Bethe Rebalancing Recommendations
A number of asset classes are well below target. Below target is defined as any asset class that is more than one percentage point below target. This is a narrow range as many asset managers are satisfied if a particular asset class stays within 3% to 5% of target. That may be reasonable for very large portfolios, but for one the size of Bethe I prefer to stay within + or- 1% of target.
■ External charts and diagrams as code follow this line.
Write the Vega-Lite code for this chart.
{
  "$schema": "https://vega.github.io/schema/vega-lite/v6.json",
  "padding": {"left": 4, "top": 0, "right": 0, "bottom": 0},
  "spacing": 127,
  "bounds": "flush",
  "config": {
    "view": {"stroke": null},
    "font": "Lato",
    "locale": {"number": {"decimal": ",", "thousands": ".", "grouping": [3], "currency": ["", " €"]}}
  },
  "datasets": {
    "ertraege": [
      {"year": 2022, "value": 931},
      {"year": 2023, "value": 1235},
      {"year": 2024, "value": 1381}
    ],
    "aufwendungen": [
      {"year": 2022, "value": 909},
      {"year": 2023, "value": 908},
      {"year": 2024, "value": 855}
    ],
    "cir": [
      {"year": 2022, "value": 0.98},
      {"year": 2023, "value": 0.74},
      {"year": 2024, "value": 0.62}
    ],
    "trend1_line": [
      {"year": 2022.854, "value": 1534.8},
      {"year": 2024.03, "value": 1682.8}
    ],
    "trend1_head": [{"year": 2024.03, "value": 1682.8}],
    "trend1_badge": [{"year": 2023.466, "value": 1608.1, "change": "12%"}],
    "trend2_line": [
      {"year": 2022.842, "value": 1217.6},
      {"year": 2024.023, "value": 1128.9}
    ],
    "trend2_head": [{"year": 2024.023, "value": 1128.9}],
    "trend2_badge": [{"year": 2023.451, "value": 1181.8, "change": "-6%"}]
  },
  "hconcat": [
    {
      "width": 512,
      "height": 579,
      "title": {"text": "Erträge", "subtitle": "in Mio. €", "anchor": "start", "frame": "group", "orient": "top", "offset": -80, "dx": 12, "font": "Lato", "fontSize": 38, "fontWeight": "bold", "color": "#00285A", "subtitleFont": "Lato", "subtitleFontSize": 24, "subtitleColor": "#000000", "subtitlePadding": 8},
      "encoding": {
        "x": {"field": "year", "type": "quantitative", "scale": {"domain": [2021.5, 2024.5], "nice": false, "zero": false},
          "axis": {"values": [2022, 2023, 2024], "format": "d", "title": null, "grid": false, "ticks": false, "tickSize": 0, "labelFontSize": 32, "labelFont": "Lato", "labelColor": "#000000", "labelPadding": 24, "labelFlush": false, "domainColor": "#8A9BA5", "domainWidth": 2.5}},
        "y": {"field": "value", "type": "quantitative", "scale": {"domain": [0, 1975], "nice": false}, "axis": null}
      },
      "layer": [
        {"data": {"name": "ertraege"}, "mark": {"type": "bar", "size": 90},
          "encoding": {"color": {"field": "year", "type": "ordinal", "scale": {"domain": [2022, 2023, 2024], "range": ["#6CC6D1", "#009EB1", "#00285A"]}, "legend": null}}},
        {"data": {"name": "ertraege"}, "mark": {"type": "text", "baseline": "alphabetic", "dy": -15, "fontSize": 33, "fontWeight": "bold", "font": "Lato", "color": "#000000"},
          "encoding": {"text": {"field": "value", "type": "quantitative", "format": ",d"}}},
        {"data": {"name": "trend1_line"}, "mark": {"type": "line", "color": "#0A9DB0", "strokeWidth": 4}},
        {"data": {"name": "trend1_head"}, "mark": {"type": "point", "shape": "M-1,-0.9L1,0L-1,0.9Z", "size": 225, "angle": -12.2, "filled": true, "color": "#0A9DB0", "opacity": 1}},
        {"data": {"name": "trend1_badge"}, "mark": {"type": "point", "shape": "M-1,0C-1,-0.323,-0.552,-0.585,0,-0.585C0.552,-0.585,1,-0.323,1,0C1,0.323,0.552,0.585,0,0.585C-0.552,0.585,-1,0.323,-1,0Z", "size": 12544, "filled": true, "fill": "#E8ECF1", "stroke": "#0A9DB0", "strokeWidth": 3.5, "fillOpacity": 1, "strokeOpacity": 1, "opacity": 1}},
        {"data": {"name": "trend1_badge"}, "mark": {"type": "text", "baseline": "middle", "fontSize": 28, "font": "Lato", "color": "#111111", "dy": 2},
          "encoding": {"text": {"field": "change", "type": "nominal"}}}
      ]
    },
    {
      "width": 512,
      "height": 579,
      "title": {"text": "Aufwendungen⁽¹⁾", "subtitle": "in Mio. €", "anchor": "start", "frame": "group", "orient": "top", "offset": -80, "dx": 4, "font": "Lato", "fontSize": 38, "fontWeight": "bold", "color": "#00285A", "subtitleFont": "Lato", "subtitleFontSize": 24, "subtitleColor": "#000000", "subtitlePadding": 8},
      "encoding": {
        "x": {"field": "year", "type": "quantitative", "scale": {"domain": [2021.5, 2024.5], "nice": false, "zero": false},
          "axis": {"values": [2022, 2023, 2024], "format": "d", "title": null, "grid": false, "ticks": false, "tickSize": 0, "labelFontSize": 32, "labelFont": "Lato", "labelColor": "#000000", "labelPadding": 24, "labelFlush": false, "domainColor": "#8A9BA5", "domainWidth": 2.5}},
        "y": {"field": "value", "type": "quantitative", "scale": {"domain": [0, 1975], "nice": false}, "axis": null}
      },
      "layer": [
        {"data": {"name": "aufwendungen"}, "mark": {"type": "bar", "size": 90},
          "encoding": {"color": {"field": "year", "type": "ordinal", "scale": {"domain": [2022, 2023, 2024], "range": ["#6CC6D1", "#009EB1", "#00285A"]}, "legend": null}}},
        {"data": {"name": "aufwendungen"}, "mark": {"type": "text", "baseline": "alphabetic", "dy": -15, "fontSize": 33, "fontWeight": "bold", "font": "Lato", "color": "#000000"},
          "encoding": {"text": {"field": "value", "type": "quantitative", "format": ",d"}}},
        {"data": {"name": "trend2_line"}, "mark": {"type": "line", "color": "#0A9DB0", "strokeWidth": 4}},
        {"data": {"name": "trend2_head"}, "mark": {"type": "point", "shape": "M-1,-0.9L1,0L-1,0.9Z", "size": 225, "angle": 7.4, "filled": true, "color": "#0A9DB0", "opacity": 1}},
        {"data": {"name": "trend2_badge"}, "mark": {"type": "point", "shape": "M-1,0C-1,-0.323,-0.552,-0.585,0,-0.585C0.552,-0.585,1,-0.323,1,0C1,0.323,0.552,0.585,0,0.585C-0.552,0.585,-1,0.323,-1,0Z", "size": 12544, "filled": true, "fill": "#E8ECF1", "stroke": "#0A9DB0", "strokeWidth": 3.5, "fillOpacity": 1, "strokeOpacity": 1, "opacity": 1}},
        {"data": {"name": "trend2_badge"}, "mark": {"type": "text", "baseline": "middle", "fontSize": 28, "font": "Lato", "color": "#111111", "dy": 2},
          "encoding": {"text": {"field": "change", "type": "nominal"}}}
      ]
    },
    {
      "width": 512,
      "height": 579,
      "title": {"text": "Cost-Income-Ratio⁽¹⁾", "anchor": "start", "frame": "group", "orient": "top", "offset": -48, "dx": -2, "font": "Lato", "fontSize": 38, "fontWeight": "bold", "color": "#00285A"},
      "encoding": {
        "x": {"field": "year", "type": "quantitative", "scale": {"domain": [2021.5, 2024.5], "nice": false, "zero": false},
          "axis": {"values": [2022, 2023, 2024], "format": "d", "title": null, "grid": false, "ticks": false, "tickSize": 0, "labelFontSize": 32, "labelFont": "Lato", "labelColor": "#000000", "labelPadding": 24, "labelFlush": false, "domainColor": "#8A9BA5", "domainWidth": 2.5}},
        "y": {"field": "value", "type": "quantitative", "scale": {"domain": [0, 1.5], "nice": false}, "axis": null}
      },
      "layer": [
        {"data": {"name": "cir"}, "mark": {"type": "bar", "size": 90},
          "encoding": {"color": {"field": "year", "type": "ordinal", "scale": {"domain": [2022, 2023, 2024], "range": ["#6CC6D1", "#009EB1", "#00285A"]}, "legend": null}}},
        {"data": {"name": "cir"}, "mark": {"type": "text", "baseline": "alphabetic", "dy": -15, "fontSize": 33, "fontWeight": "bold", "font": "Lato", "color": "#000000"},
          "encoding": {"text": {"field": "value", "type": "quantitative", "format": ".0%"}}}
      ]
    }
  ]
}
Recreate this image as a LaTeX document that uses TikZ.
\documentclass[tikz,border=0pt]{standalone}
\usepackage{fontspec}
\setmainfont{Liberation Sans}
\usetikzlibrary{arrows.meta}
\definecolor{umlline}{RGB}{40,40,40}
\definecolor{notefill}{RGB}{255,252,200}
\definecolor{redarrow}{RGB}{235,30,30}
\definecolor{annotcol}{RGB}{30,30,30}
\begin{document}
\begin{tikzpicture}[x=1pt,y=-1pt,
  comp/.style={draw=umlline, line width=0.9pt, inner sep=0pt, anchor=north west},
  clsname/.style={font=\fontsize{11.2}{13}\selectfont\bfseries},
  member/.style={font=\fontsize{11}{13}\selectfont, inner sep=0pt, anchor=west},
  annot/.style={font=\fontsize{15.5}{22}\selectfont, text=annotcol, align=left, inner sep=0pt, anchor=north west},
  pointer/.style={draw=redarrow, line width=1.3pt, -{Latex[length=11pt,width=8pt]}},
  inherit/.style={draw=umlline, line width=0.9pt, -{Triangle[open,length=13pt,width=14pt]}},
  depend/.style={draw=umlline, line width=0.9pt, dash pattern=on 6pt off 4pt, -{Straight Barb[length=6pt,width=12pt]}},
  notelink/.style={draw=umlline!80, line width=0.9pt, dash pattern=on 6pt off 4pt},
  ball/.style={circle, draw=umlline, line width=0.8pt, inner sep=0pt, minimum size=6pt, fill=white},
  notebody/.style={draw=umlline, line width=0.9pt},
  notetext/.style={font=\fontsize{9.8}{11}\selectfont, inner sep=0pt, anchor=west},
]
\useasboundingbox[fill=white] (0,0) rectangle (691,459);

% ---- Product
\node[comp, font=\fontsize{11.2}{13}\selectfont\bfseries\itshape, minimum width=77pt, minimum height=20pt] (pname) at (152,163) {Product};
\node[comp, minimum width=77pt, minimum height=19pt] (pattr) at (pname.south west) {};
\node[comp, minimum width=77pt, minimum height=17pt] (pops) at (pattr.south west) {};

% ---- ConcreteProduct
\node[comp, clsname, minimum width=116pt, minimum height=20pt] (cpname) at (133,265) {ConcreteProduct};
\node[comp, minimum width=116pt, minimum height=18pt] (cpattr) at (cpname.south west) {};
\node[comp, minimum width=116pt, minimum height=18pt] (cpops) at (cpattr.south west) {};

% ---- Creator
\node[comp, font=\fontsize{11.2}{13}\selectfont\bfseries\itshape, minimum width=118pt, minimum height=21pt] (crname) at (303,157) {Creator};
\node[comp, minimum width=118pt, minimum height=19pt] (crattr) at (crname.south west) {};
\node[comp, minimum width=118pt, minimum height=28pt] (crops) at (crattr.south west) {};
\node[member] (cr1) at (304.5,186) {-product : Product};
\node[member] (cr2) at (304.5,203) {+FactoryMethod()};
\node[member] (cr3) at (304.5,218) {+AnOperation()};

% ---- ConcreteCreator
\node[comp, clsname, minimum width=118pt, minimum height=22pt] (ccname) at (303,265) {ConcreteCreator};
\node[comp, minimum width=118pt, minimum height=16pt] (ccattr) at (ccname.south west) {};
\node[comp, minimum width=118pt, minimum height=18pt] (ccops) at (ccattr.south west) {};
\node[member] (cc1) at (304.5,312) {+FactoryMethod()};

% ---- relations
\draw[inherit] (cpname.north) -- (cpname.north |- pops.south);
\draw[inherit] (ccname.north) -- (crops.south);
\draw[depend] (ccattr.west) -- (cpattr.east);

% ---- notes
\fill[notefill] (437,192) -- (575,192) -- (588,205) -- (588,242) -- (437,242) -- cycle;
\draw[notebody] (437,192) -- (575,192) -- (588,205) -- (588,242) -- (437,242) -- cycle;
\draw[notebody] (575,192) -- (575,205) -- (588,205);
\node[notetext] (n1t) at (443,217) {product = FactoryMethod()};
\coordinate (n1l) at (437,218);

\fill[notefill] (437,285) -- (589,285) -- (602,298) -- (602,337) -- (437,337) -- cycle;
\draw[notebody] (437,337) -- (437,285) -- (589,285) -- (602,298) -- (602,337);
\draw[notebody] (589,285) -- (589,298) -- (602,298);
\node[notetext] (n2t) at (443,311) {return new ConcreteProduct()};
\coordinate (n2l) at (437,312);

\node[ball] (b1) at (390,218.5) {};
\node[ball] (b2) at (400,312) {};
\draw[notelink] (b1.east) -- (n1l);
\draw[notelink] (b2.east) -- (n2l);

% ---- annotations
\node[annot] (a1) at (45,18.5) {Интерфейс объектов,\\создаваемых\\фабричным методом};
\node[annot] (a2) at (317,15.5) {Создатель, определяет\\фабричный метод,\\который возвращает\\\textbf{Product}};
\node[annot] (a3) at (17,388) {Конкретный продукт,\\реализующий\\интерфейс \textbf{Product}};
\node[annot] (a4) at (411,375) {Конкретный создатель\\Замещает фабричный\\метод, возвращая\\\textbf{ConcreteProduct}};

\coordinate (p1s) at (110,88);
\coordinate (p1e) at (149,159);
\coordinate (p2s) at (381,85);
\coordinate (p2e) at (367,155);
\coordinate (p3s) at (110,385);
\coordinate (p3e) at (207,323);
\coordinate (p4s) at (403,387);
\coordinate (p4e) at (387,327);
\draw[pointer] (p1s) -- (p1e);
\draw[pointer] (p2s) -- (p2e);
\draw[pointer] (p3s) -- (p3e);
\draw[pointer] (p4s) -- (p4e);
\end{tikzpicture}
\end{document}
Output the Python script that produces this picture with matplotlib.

Assets that run up or stay well above target are free to run. I am paying attention to asset classes that are below target. The idea is to keep adding to the portfolio while rarely selling shares. Fresh cash deposits and dividends are used to keep asset classes within 1% of the recommended target percentage.

Bethe Performance Data
Since 12/31/2021, or over five years, the Bethe continues to trail the AOR benchmark and is even further behind benchmarks that are heavily weighted toward U.S. Equities. Bethe is set up to provide some resistance to a correction or even worse – a recession. It is highly unlikely the Bethe will ever keep pace with the S&P 500 as this portfolio is not designed to do that. It is much more conservative.

Bethe Risk Ratios
On a risk adjusted basis, how well is the Bethe performing? For starters, the Jensen Alpha or Jensen Performance Index moved into positive territory. That is an excellent signal. In addition, the slope of the Jensen is positive.
The Information Ratio is negative, telling the manager the portfolio is not matching the AOR benchmark. The least important risk ratio is the Treynor. This ratio shows up well when the portfolio has a positive Jensen and the portfolio beta is low. Such is currently the case.